While SBI’s net interest margin has risen in the past four quarters, its higher spread could point to margin pressure building up as the RBI is expected to lower the repo rate further.

Morgan Stanley acknowledged as much. “We have reduced our FY20 and FY21 margins assumptions ~10 bps each, driven by a move to repo-linked loans in housing,” it said in a note. The relatively slow recovery process could also weigh on NIM improvement as they would have contributed directly to margins, Morgan Stanley said.

SBI Hikes Spread In New Repo-Linked Home Loan

Margins of housing finance companies could also come under pressure as they cut rates because of competition.

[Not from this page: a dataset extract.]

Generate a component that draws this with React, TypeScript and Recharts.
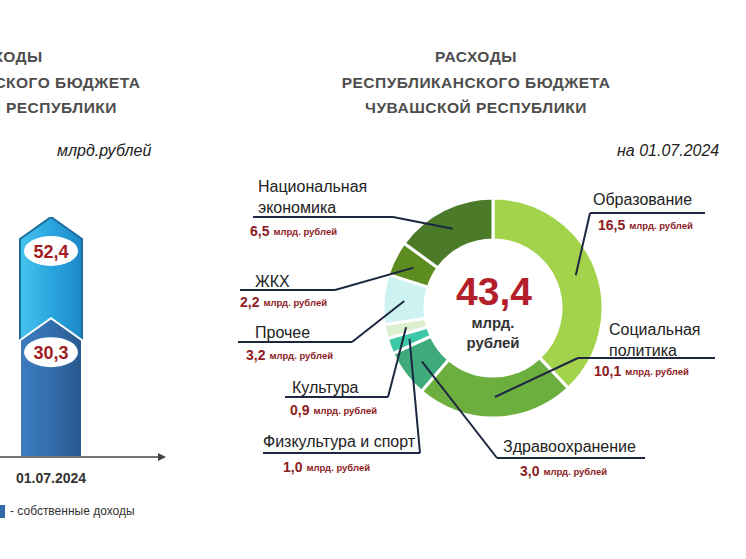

Keki Mistry, vice-chairman and chief executive officer at Housing Development Finance Corporate Ltd., told told BloombergQuint earlier that the mortgage lender may voluntarily link its rates to the repo.

JM Financial said in a note, “Given challenges in the developer/real estate sector, higher proportion of retail in loan mix and now, higher competitive intensity due to effective base rate regime, the housing finance companies could witness pressure on margins especially for players focussed on the salaried segment.”